The Detroit Progress Fund is overseen by five board members, but neither Duggan nor the fund's spokesman would say who selected the board members. All of them have ties to Duggan or his campaign however, so we can assume therefore that the moneys donated to Duggan's fund were made in exchange for a promise of political favors.
According to WXYZ, Duggan is not the first local politician to come under fire for having a secret non-profit 501(c)(4) like this...
- Mayor Kwame Kilpatrick insisted his Kilpatrick Civic Fund was in complete compliance, saying in 2001: “We’ve done all the paperwork, followed every rule, every regulation from the IRS.” But we later learned that the Civic Fund was used to pay for things like Kilpatrick’s lavish family vacations, golf clubs and even yoga lessons.
- Ex-Governor Rick Snyder said his NERD Fund was acting above board, saying in 2012 that “there’s nothing that exciting about it. We’re just following the rules and moving ahead.” But the fund was ultimately closed after reporters learned it was paying Snyder’s top aide, Rich Baird, a salary of $100,000 from donors who were unknown.
- Former Wayne County Executive Robert Ficano ran into trouble with his non-profit, the Wayne County Business Development Corporation, when it was revealed by 7 Action News to have paid his economic development czar a secret $75,000 annual bonus, paid in part by county contractors.
Did you notice a common thread?

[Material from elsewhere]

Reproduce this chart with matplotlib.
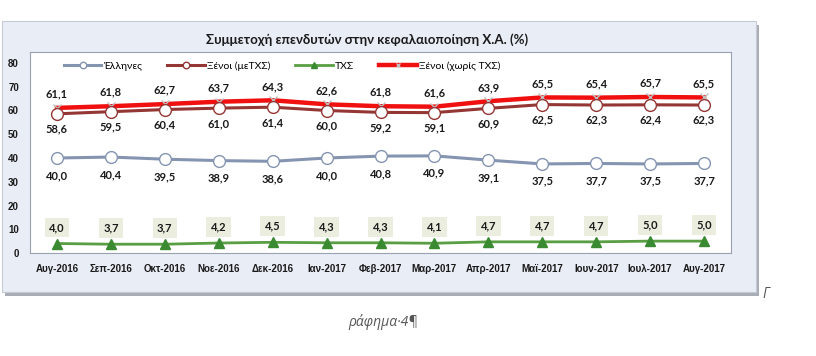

They also defended their secrecy by hiding behind that same convenient IRS regulation.
Kwame Kilpatrick and Mike Duggan |
In February 2021, with his reelection campaign starting up again, it would seem Duggan was trying to get out in front of the scrutiny this time...

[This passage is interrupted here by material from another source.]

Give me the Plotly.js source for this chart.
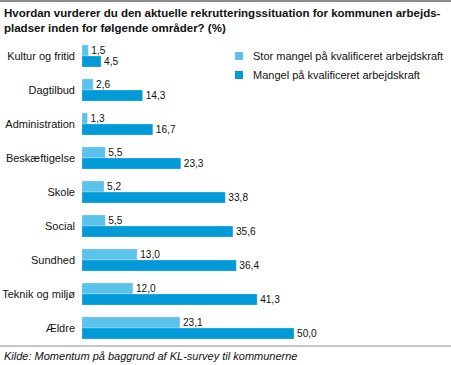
<!DOCTYPE html>
<html>
<head>
<meta charset="utf-8">
<script src="https://cdn.plot.ly/plotly-3.0.1.min.js"></script>
<style>
html,body{margin:0;padding:0;background:#fff;overflow:hidden;}
#chart{width:451px;height:365px;}
</style>
</head>
<body>
<div id="chart"></div>
<script>
var categories = ["Kultur og fritid","Dagtilbud","Administration","Beskæftigelse","Skole","Social","Sundhed","Teknik og miljø","Ældre"];
var storMangel = [1.5,2.6,1.3,5.5,5.2,5.5,13.0,12.0,23.1];
var mangel = [4.5,14.3,16.7,23.3,33.8,35.6,36.4,41.3,50.0];
var seriesNames = ["Stor mangel på kvalificeret arbejdskraft","Mangel på kvalificeret arbejdskraft"];
var titleText = "Hvordan vurderer du den aktuelle rekrutteringssituation for kommunen arbejds-<br>pladser inden for følgende områder? (%)";
var sourceText = "Kilde: Momentum på baggrund af KL-survey til kommunerne";

var W = 451, H = 365;
var M = {l: 82, r: 0, t: 39, b: 20};
var PW = W - M.l - M.r, PH = H - M.t - M.b;
function px(x){ return (x - M.l) / PW; }
function py(y){ return 1 - (y - M.t) / PH; }

var colLight = "#5bc2eb", colDark = "#009ad8";
var font = "Liberation Sans, Arial, Helvetica, sans-serif";
function fmt(v){ return v.toFixed(1).replace('.', ','); }

var traces = [
  {type:'bar', orientation:'h', y:categories, x:storMangel, name:seriesNames[0],
   marker:{color:colLight, line:{color:'rgba(255,255,255,0.5)', width:0.5}},
   text:storMangel.map(fmt), textposition:'outside', cliponaxis:false,
   textfont:{family:font, size:11, color:'#111'}, showlegend:false, hoverinfo:'none'},
  {type:'bar', orientation:'h', y:categories, x:mangel, name:seriesNames[1],
   marker:{color:colDark, line:{color:'rgba(255,255,255,0.5)', width:0.5}},
   text:mangel.map(fmt), textposition:'outside', cliponaxis:false,
   textfont:{family:font, size:11, color:'#111'}, showlegend:false, hoverinfo:'none'}
];

var shapes = [
  {type:'line', xref:'paper', yref:'paper', x0:px(0), x1:px(W), y0:py(1), y1:py(1), line:{color:'#8c8c8c', width:2}},
  {type:'line', xref:'paper', yref:'paper', x0:px(0), x1:px(W), y0:py(346), y1:py(346), line:{color:'#8c8c8c', width:1}},
  {type:'rect', xref:'paper', yref:'paper', x0:px(235), x1:px(243), y0:py(52), y1:py(60), fillcolor:colLight, line:{width:0}},
  {type:'rect', xref:'paper', yref:'paper', x0:px(235), x1:px(243), y0:py(71), y1:py(79), fillcolor:colDark, line:{width:0}}
];

var annotations = [
  {xref:'paper', yref:'paper', x:px(2), y:py(5), xanchor:'left', yanchor:'top', align:'left', showarrow:false,
   text:'<b>' + titleText + '</b>', font:{family:font, size:11.5, color:'#111'}},
  {xref:'paper', yref:'paper', x:px(251), y:py(56), xanchor:'left', yanchor:'middle', showarrow:false,
   text:seriesNames[0], font:{family:font, size:11, color:'#111'}},
  {xref:'paper', yref:'paper', x:px(251), y:py(75), xanchor:'left', yanchor:'middle', showarrow:false,
   text:seriesNames[1], font:{family:font, size:11, color:'#111'}},
  {xref:'paper', yref:'paper', x:px(2), y:py(356), xanchor:'left', yanchor:'middle', showarrow:false,
   text:'<i>' + sourceText + '</i>', font:{family:font, size:11, color:'#111'}}
];

var layout = {
  width:W, height:H, margin:M,
  paper_bgcolor:'#fff', plot_bgcolor:'#fff',
  barmode:'group', bargap:0.35, bargroupgap:0,
  xaxis:{range:[0, PW/4.24], showgrid:false, zeroline:false, showticklabels:false, showline:false, ticks:'', fixedrange:true},
  yaxis:{autorange:'reversed', showgrid:false, zeroline:false, showline:false, ticks:'', ticklabelstandoff:6,
         tickfont:{family:font, size:11, color:'#111'}, fixedrange:true},
  shapes:shapes, annotations:annotations,
  font:{family:font, size:11, color:'#111'},
  uniformtext:{mode:false}
};

Plotly.newPlot('chart', traces, layout, {displayModeBar:false, staticPlot:true});
</script>
</body>
</html>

“The fund will be transparent in terms of who is donating to it and how much, as well as where the money is being spent,” his spokesman said. He did not say how or when the fund would make those disclosures, however. Duggan is one of the very few city-level politicians in America who have Super-PACs...that is something that is usually reserved for people who run statewide or national campaigns. So why does Duggan need such a large secret fund?
In August 2021 the big news is the FBI probe into towing company bribery and several of Duggan's allies on City Council getting raided, indicted, and convicted. In reality, he is the head of the syndicate when it comes to towing. For the full story on Duggan's involvement in the towing mafia, see my other post: Duggan and the Tow-Truck Mafia
And on top of everything else, for a guy who has been branded with such a supposedly clean-cut image to replace the criminal image of Mayor Kilpatrick, what's this all about...?
While running for his first term in 2013, local media learned that Duggan had received ten speeding tickets in the last five years and had a "long history as a traffic scofflaw." The most recent tickets were on January 18, 2013 in Highland Park (40mph in a 30mph zone) and then April 8 in Royal Oak (50 in a 45). The rest of the tickets were from communities across Metro Detroit and the state, including Detroit, Farmington, Redford Township, Dearborn Heights, Oak Park, Howell, St. Johns, and Beulah.
We might assume he has gotten his act together since 2013 (I haven't checked), but let's be real...nobody gets a ticket for speeding 10 over the limit...in Highland Park. Especially when you're a big-name politician. If Duggan actually got cited, that means he was doing something WAY worse than 10-over. Everybody knows that when you get pulled over (which is actually difficult in some cities—like Highland Park), the cop always reduces what he cites on the ticket to 5 or 10-over, when in reality you got caught because you were going much faster. No one has ever been pulled over for doing just 5 over the limit.